Awesome-Deep-Neural-Network-Compression
Awesome-Deep-Neural-Network-Compression copied to clipboard
Gradient of TTQ
Hello, thanks for your re-implementation of Quantization methods. I have a question about the gradients of TTQ. The gradient of the scale coefficient is the mean of pos/neg weights gradient in your code.
But I found that the official tensorflow code TernaryNet set the gradient of the scale coefficient to the sum of pos/neg weights gradient. Is it a bug or is it for some other reasons?
Thanks a lot.
Hi @caiwenpu ,
Thanks for using my code !
But that is not a big problem right? It will not change the functionality of the method. Learning rate can do this averaging work.
Maybe you can try to use the sum. I didn't pay much attention to these details at that time.
Thanks for pointing out!
Best regards
Hi, sorry to bother you again.

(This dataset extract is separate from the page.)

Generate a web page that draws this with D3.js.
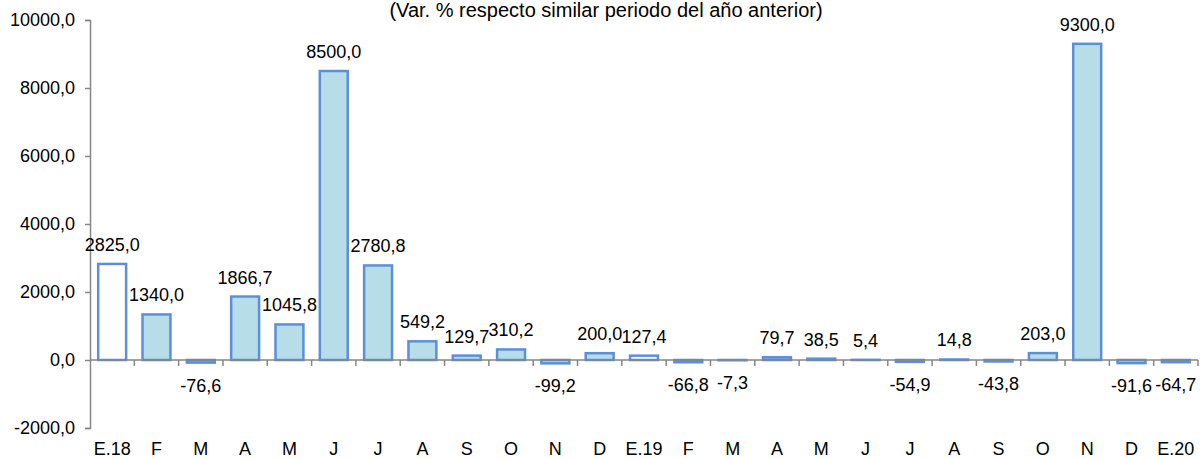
<!DOCTYPE html>
<html>
<head>
<meta charset="utf-8">
<script src="https://cdn.jsdelivr.net/npm/d3@7"></script>
<style>
  body { margin: 0; background: #fff; }
  svg { display: block; font-family: "Liberation Sans", Arial, sans-serif; }
</style>
</head>
<body>
<svg id="chart" width="1200" height="459"></svg>
<script>
// months (E = enero)
var months = ["E.18","F","M","A","M","J","J","A","S","O","N","D",
              "E.19","F","M","A","M","J","J","A","S","O","N","D","E.20"];
var values = [2825.0, 1340.0, -76.6, 1866.7, 1045.8, 8500.0, 2780.8, 549.2, 129.7, 310.2, -99.2, 200.0,
              127.4, -66.8, -7.3, 79.7, 38.5, 5.4, -54.9, 14.8, -43.8, 203.0, 9300.0, -91.6, -64.7];
var yTicks = [-2000, 0, 2000, 4000, 6000, 8000, 10000];
var title = "(Var. % respecto similar periodo del año anterior)";

var svg = d3.select("#chart");
// comma decimals, plain hyphen for negatives
var fmt = function(v) { return d3.format(".1f")(v).replace(".", ",").replace("\u2212", "-"); };

var x = d3.scaleBand()
    .domain(d3.range(months.length))
    .range([90, 1198])
    .paddingInner(0.37)
    .paddingOuter(0.185);

var y = d3.scaleLinear().domain([-2000, 10000]).range([428, 20]);

svg.append("text")
    .attr("x", 606).attr("y", 17)
    .attr("text-anchor", "middle")
    .attr("font-size", 20)
    .attr("fill", "#000")
    .text(title);

// y axis
var yAxis = svg.append("g")
    .attr("transform", "translate(90,0)")
    .call(d3.axisLeft(y).tickValues(yTicks).tickFormat(fmt).tickSize(5).tickPadding(10));
yAxis.select(".domain").attr("stroke", "#868686").attr("stroke-width", 1.5);
yAxis.selectAll(".tick line").attr("stroke", "#868686").attr("stroke-width", 1.5);
yAxis.selectAll(".tick text").attr("font-size", 18).attr("fill", "#000")
    .attr("font-family", "Liberation Sans, Arial, sans-serif");

// bars
svg.append("g").selectAll("rect")
    .data(values)
    .enter().append("rect")
    .attr("x", function(d, i) { return x(i); })
    .attr("width", x.bandwidth())
    .attr("y", function(d) { return y(Math.max(0, d)); })
    .attr("height", function(d) { return Math.abs(y(d) - y(0)); })
    .attr("fill", function(d, i) { return months[i].indexOf("E.") === 0 ? "#ffffff" : "#b7dde8"; })
    .attr("stroke", "#5b8fd9")
    .attr("stroke-width", 2.5);

// zero axis with ticks between categories
var step = x.step();
var xs = d3.range(months.length + 1).map(function(i) { return 90 + i * step; });
svg.append("line")
    .attr("x1", 90).attr("x2", 1198)
    .attr("y1", y(0)).attr("y2", y(0))
    .attr("stroke", "#868686").attr("stroke-width", 1.5);
svg.append("g").selectAll("line")
    .data(xs.slice(1))
    .enter().append("line")
    .attr("x1", function(d) { return d; }).attr("x2", function(d) { return d; })
    .attr("y1", y(0)).attr("y2", y(0) + 6)
    .attr("stroke", "#868686").attr("stroke-width", 1.5);

// value labels
svg.append("g").selectAll("text")
    .data(values)
    .enter().append("text")
    .attr("x", function(d, i) { return x(i) + x.bandwidth() / 2; })
    .attr("y", function(d) { return d >= 0 ? y(d) - 13 : y(d) + 29; })
    .attr("text-anchor", "middle")
    .attr("font-size", 18)
    .attr("fill", "#000")
    .text(fmt);

// category labels
svg.append("g").selectAll("text")
    .data(months)
    .enter().append("text")
    .attr("x", function(d, i) { return x(i) + x.bandwidth() / 2; })
    .attr("y", 455)
    .attr("text-anchor", "middle")
    .attr("font-size", 18)
    .attr("fill", "#000")
    .text(function(d) { return d; });
</script>
</body>
</html>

I found the grad of full-precision weights is set by the following code
grad_fp_weight = pos * grad_ternary_weight * pos_indices + \
grad_ternary_weight * pruned_indices + \
neg * grad_ternary_weight * neg_indices
In this case, because neg
is initialized to a random negative number, the grad of the neg weight is the opposite number of the grad in TernaryNet. I am not sure if I am right, could you check it?
Thanks a lot.
Hi @caiwenpu ,
Sorry for the late reply. neg_indices selects the gradients that correspond to weights set as negative. Thus the gradient of negative weights is not merely the opposite value of gradient in grad_ternary_weight.
The main logic is like: gradients of post-ternary weights is attained, the gradient of positive weights is to update pos, similar applies to neg. And the gradient of pre-ternary weights is updated according to chain rules.
I am not sure whether I get you.
Best regards, Shangyu
Hi, thanks for your careful reply. Maybe my expression is not very clear. More carefully, the gradient of negative pre-ternary weights are set to neg * grad_ternary_weight * neg_indices
in this code, and the variable neg
is a negative number.
In the official TTQ code TernaryNet, the gradient of negative pre-ternary weights is set to w_n * grad_ternary_weight * neg_indices
, but the variable w_n
is a positive number.
Therefore, the gradient of negative pre-ternary weights in this code is opposite to the gradient of negative pre-ternary weights in the official TTQ code TernaryNet. It's this problem that confuses me.
Thanks for your reply.